Engineering · RAG · June 12, 2026 · 9 min read
Production RAG: the architecture, the evals, and the gotchas
A field guide to shipping retrieval-augmented generation that's accurate, grounded and safe — with the architecture, an eval harness, and the traps that bite teams in production.
Most RAG demos look magical and most RAG deployments disappoint. The gap is rarely the model — it's retrieval quality, evaluation, and the unglamorous plumbing around them.

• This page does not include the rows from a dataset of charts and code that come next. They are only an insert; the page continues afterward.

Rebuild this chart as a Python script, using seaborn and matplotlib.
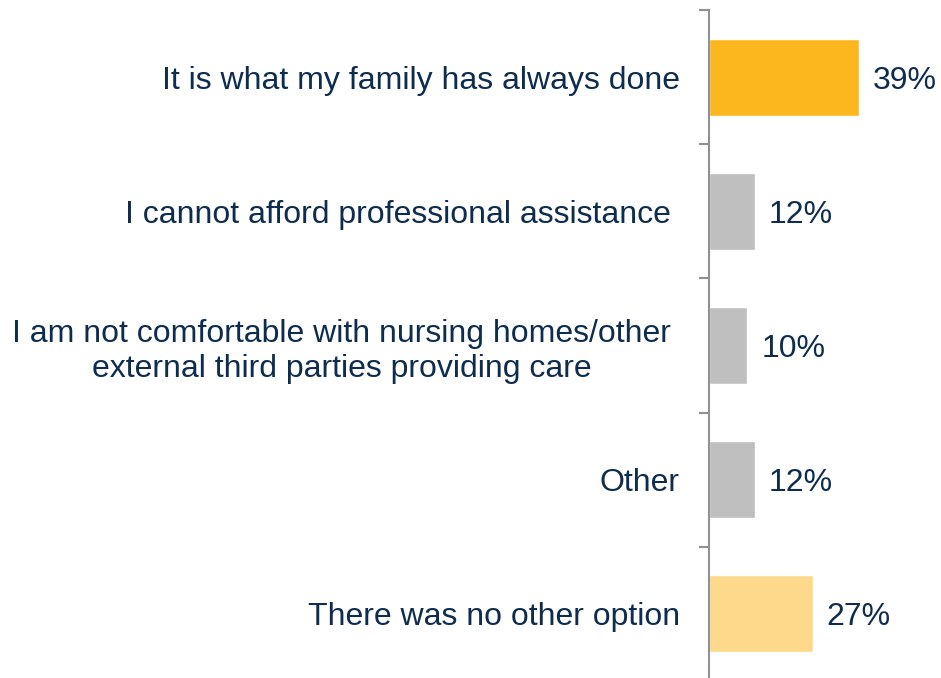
import numpy as np
import pandas as pd
import matplotlib
matplotlib.use('Agg')
import matplotlib.pyplot as plt
import seaborn as sns
from matplotlib.ticker import FixedLocator

# data
reasons = ['It is what my family has always done',
           'I cannot afford professional assistance ',
           'I am not comfortable with nursing homes/other \nexternal third parties providing care ',
           'Other',
           'There was no other option']
shares = [39, 12, 10, 12, 27]
bar_colors = ['#FDB71E', '#BFBFBF', '#BFBFBF', '#BFBFBF', '#FED98B']

navy = '#0E2D4E'
axis_grey = '#8E9198'

sns.set_theme(style='white')
plt.rcParams['font.family'] = ['Liberation Sans', 'DejaVu Sans']

df = pd.DataFrame({'reason': reasons, 'share': shares})

fig = plt.figure(figsize=(9.41, 6.78), dpi=100)
ax = fig.add_axes([709 / 941, -3 / 678, 1 - 709 / 941, 671 / 678])

sns.barplot(data=df, y='reason', x='share', hue='reason', palette=bar_colors,
            width=0.575, saturation=1, legend=False, orient='h', ax=ax)

ax.set_xlim(0, 60.5)
ax.set_ylim(4.5, -0.5)
ax.set_xlabel('')
ax.set_ylabel('')
ax.set_xticks([])

for side in ['top', 'right', 'bottom']:
    ax.spines[side].set_visible(False)
ax.spines['left'].set_color(axis_grey)
ax.spines['left'].set_linewidth(1.5)

# category labels
ax.tick_params(axis='y', which='major', length=0, pad=21, labelsize=23, labelcolor=navy)
ax.yaxis.set_minor_locator(FixedLocator(np.arange(-0.5, 5, 1)))
ax.tick_params(axis='y', which='minor', length=7.5, width=1.5, color=axis_grey, left=True)
for lab in ax.get_yticklabels():
    lab.set_multialignment('center')

# value labels
for cont in ax.containers:
    txts = ax.bar_label(cont, labels=[f'{v:.0f}%' for v in cont.datavalues],
                        padding=10, fontsize=23, color=navy)
    for t in txts:
        t.set_verticalalignment('center_baseline')

fig.savefig('out.png', dpi=100)
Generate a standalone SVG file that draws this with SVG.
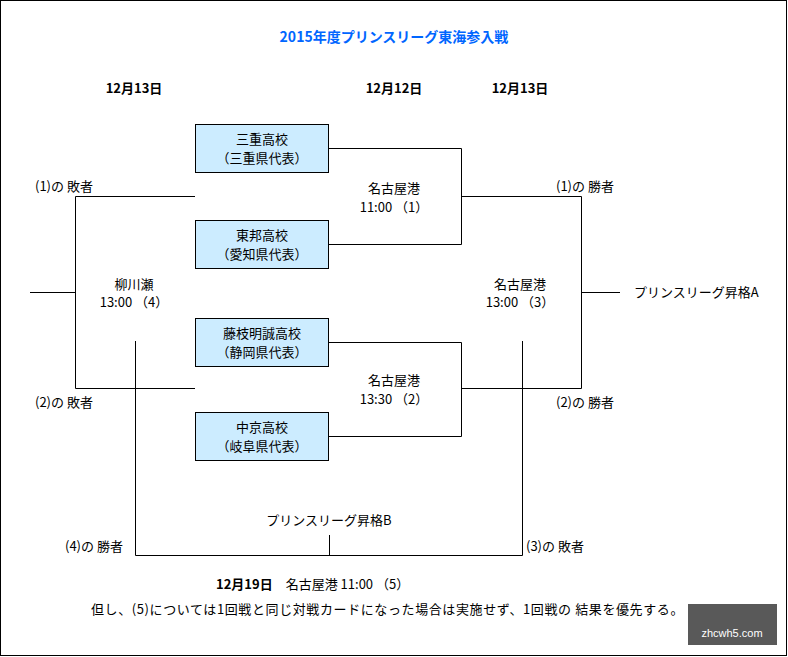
<svg xmlns="http://www.w3.org/2000/svg" width="788" height="657" viewBox="0 0 788 657">
<style>
text{font-family:"Noto Sans CJK JP","Liberation Sans",sans-serif;font-size:13px;fill:#000}
.b{font-weight:bold}
.c{text-anchor:middle}
.box{fill:#CCECFF;stroke:#000;stroke-width:1}
#connectors path{fill:none;stroke:#000;stroke-width:1}
</style>
<rect x="0.5" y="0.5" width="786" height="655" fill="#fff" stroke="#000"/>
<text x="394" y="42" class="b c" style="fill:#0066FF;font-size:14px">2015年度プリンスリーグ東海参入戦</text>
<text x="134" y="93" class="b c">12月13日</text>
<text x="394" y="93" class="b c">12月12日</text>
<text x="520" y="93" class="b c">12月13日</text>
<g id="connectors">
<path d="M328 148.5H461.5V244.5H328M328 342.5H461.5V436.5H328M461.5 196.5H581.5V388.5H461.5M581.5 292.5H620M195 196.5H75.5V388.5H195M30 292.5H75.5M135.5 341V555.5H522.5V341M329.5 535V555.5"/>
</g>
<g id="n1"><rect class="box" x="195.5" y="124.5" width="133" height="48"/><text x="262" y="144" class="c">三重高校</text><text x="262" y="163" class="c">（三重県代表）</text></g>
<g id="n2"><rect class="box" x="195.5" y="220.5" width="133" height="48"/><text x="262" y="240" class="c">東邦高校</text><text x="262" y="259" class="c">（愛知県代表）</text></g>
<g id="n3"><rect class="box" x="195.5" y="318.5" width="133" height="48"/><text x="262" y="338" class="c">藤枝明誠高校</text><text x="262" y="357" class="c">（静岡県代表）</text></g>
<g id="n4"><rect class="box" x="195.5" y="412.5" width="133" height="48"/><text x="262" y="432" class="c">中京高校</text><text x="262" y="451" class="c">（岐阜県代表）</text></g>
<g id="labels">
<text x="35" y="191">(1)の 敗者</text>
<text x="35" y="407">(2)の 敗者</text>
<text x="556" y="191">(1)の 勝者</text>
<text x="556" y="407">(2)の 勝者</text>
<text x="394" y="193" class="c">名古屋港</text><text x="394" y="212" class="c">11:00 （1）</text>
<text x="394" y="385" class="c">名古屋港</text><text x="394" y="404" class="c">13:30 （2）</text>
<text x="134" y="289" class="c">柳川瀬</text><text x="134" y="307" class="c">13:00 （4）</text>
<text x="520" y="289" class="c">名古屋港</text><text x="520" y="307" class="c">13:00 （3）</text>
<text x="634" y="297">プリンスリーグ昇格A</text>
<text x="329" y="525" class="c">プリンスリーグ昇格B</text>
<text x="65" y="551">(4)の 勝者</text>
<text x="526" y="551">(3)の 敗者</text>
<text x="216" y="589"><tspan class="b">12月19日</tspan>　名古屋港  11:00 （5）</text>
<text x="91" y="614" style="letter-spacing:0.6px">但し、(5)については1回戦と同じ対戦カードになった場合は実施せず、1回戦の 結果を優先する。</text>
</g>
<rect x="688" y="604" width="89" height="41" fill="#595959"/>
<text x="732" y="637" class="c" style="fill:#fff;font-size:11px;font-family:'Liberation Sans',sans-serif">zhcwh5.com</text>
</svg>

Here's the architecture we ship, and the mistakes we've learned to avoid.
The pipeline at a glance
Naive LLM vs grounded RAG
| Naive LLM | Grounded RAG | |
|---|---|---|
| Source of truth | Model weights (the open web) | Your documents |
| Hallucination risk | High | Low (constrained to context) |
| Citations | None | Every claim |
| Data control | Leaves your perimeter | Stays private |
| Freshness | Frozen at training | Live (re-index any time) |
Retrieval, in code
# embed the query, fetch top-k, then constrain the prompt to that context
hits = vector_store.search(embed(query), top_k=6, filter={"tenant": tenant_id})
context = "\n\n".join(f"[{i+1}] {h.text}" for i, h in enumerate(hits))
answer = llm.complete(
system="Answer ONLY from the context. Cite sources as [n]. If unsure, say so.",
user=f"Context:\n{context}\n\nQuestion: {query}",
)
Measure it, or it'll regress
Ship an eval harness before you widen access, and keep it running in production:
| Metric | What it catches | Target |
|---|---|---|
| Groundedness | Claims not supported by context | > 95% |
| Answer accuracy | Wrong-but-confident answers | > 90% |
| Refusal rate | Answering when it shouldn't | Calibrated |
Citations aren't decoration — they're the audit trail that makes GenAI trustworthy at work.
The gotchas, in one list
- Stale index — wire re-indexing to your source-of-truth, not a quarterly cron.
- No access control — retrieval must respect per-user permissions, or you leak.
- Eval drift — refresh your eval set as the corpus and questions evolve.
- Cost creep — cache embeddings, right-size
top_k, and monitor token spend.
Get retrieval, evals and guardrails right and a RAG assistant stops being a demo — and starts being something you can put in front of customers.